BicaraPlus – Di sebuah pulau kecil di Kepulauan Riau, proses belajar bahasa Inggris berlangsung tanpa layar, tanpa internet, dan tanpa perangkat digital. Anak-anak Pulau Sugie duduk melingkar di lantai kelas sederhana, mengelilingi sebuah buku cerita anak bergambar dwibahasa, lembar kegiatan, dan kartu kosakata warna-warni. Dari ruang belajar minim fasilitas itu, muncul kisah pembelajaran kreatif yang hangat dan penuh harapan.
Kegiatan ini merupakan bagian dari program pengabdian masyarakat tim Program Studi Desain Komunikasi Visual (DKV) FSRD ITB yang diketuai oleh Riama Maslan Sihombing, bersama anggota tim Dianing Ratri, Gumawang Jati, dan Winda Kartika Laoli. Buku anak bergambar yang digunakan karya Winda Kartika Laoli menjadi materi utama untuk diuji langsung bersama anak-anak dan guru di Pulau Sugie.

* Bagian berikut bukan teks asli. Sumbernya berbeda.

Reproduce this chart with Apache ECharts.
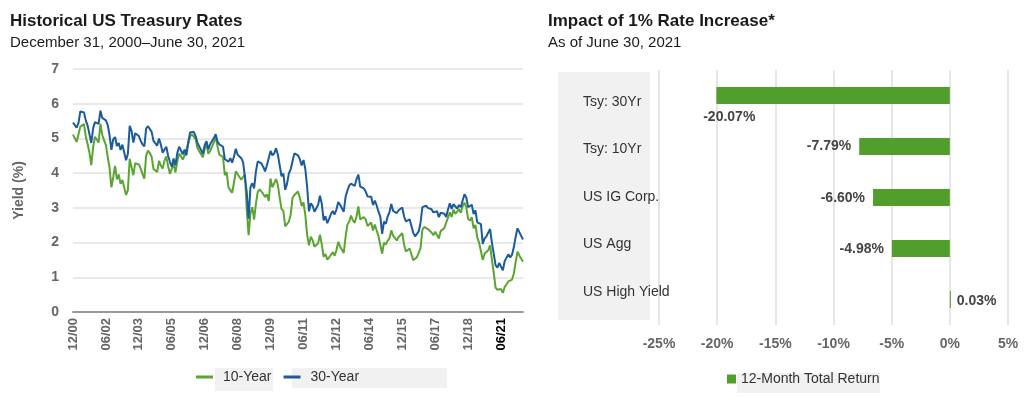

Buku berjudul “Where Are They?” hadir dalam dua bahasa: Indonesia dan Inggris. Namun kekuatannya justru bukan pada kalimat, melainkan pada ilustrasi yang terasa dekat dengan kehidupan anak-anak pulau: pantai dengan perahu nelayan, hutan mangrove, rumah panggung, hingga kelas sederhana yang nyaris serupa dengan ruang tempat mereka duduk hari itu.
Setiap perpindahan adegan memperkenalkan kosakata baru :
• coconut di pantai
• school dan classroom di sekolah
• library di perpustakaan kecil
• mangrove site di kawasan mangrove
Selain buku utama, terdapat kartu kosakata, lembar kerja, dan lembar mewarnai seluruhnya media cetak yang dapat digunakan kapan saja, bahkan saat listrik padam.
Dari Menebak Gambar hingga Berani Menyapa
Uji coba dilakukan untuk siswa kelas 1–4 SD, berusia sekitar 7–10 tahun. Sesi dimulai dari menebak gambar di halaman buku. Saat satu per satu ilustrasi dibuka, anak-anak dengan cepat mengasosiasikan gambar dengan kata-kata yang dibacakan fasilitator.
Ketika kata coconut disebut, mereka serempak menunjuk gambar kelapa. Saat sampai di sekolah, kata school dan classroom diulang bersama-sama. Anak yang lebih besar tampil duluan; adik-adiknya menirukan dengan percaya diri.
Selama satu jam, terlihat perubahan kecil namun signifikan:
- mayoritas anak mampu mengingat beberapa kosakata dasar,
- mereka mulai berani mencoba sapaan sederhana,
- guru lokal mendapatkan ide baru untuk menghidupkan kelas lewat media yang mudah digandakan.
Pengalaman ini menegaskan bahwa pembelajaran interaktif tidak selalu bergantung pada teknologi tinggi. Di Pulau Sugie, media sederhana buku ilustrasi, kartu kosakata, aktivitas mewarnai mampu:
- menghubungkan pembelajaran bahasa Inggris dengan kehidupan sehari-hari anak pulau,
- memberi ruang bagi anak untuk menunjuk, menyebut, dan bertanya,
- mendorong kreativitas guru dalam kondisi minim fasilitas.
Suatu hari nanti, ketika turis kembali sandar di dermaga, mungkin anak-anak ini tak lagi hanya menyapa pelan dengan “Hello.” Mereka bisa melanjutkan dengan bangga: “My name is… This is my school.”
Semua berawal dari satu buku ilustrasi—lahir dari tugas akhir mahasiswa DKV ITB dan kini hidup sebagai media pembelajaran nyata di ruang kelas sederhana Pulau Sugie.